Re: UTF-16, UTF-16BE and UTF-16LE in HTML5 from Philip Taylor on 2010-07-27 (www-international@w3.org from July to September 2010)

From: Philip Taylor <pjt47@cam.ac.uk>
Date: Tue, 27 Jul 2010 14:14:11 +0100
To: Richard Ishida <ishida@w3.org>
CC: 'Henri Sivonen' <hsivonen@iki.fi>, public-html@w3.org, www-international@w3.org
Message-ID: <4C4EDBA3.70201@cam.ac.uk>

Richard Ishida wrote:
> Well any encoding declaration may be wrong - participation in the
> encoding detection doesn't mean that the encoding of the document
> will actually be what the declaration says. So I don't think it makes
> much difference.  On the other hand, since actually getting your
> document into a utf-16 encoding is a little more complicated than
> using other encodings, it may be more often right - in which case it
> is extremely useful for people who visually inspect the document,
> given that they can't see the BOM and may otherwise assume that the
> encoding is not utf-16.

http://philip.html5.org/data/charsets-2.html#charset-utf-16 lists the 
pages that declared themselves as UTF-16, out of about 425K pages (from 
about a year ago). None specified UTF-16 in HTTP headers - all were via 
<meta ... content="...">, after parsing with the validator.nu parser's 
default decoding behaviour. As far as I can tell, no pages in the data 
set had a BOM, so none would have been decoded as UTF-16.

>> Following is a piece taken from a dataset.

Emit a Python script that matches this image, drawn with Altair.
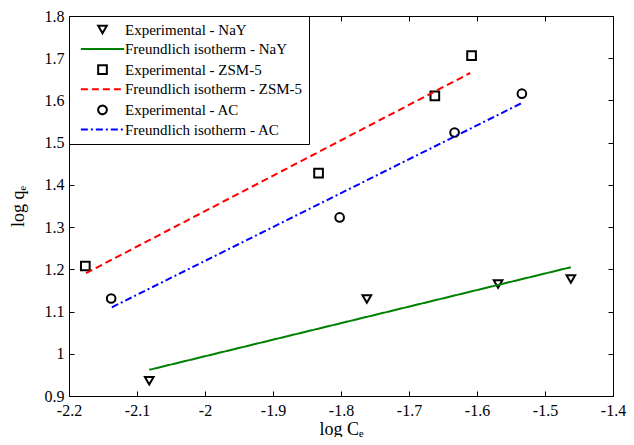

(It's possible this data set is biased against certain encodings - I 
don't know the details of how it was collected, and it was provided in a 
format that doesn't allow \0 bytes in pages. But an (older, smaller) 
independent set of pages gives 
http://philip.html5.org/data/charsets.html#charset-utf-16 which seems to 
follow the same pattern. Better data for analysis (and/or better 
analysis) would be welcome.)

Given the number of pages that claim they are UTF-16, and the apparent 
lack of pages that really are UTF-16, it seems untrue that it is "more 
often right" than declarations of other encodings. Someone who visually 
inspects (e.g. with 'view source') a random web page and sees <meta ... 
content="text/html; charset=utf-16"> would most likely be correct to 
assume that the encoding is *not* UTF-16, and would be misled if they 
believed the declaration. So it's still a very bad idea to check the 
encoding by reading this string.

-- 
Philip Taylor
pjt47@cam.ac.uk

Received on Tuesday, 27 July 2010 13:14:41 UTC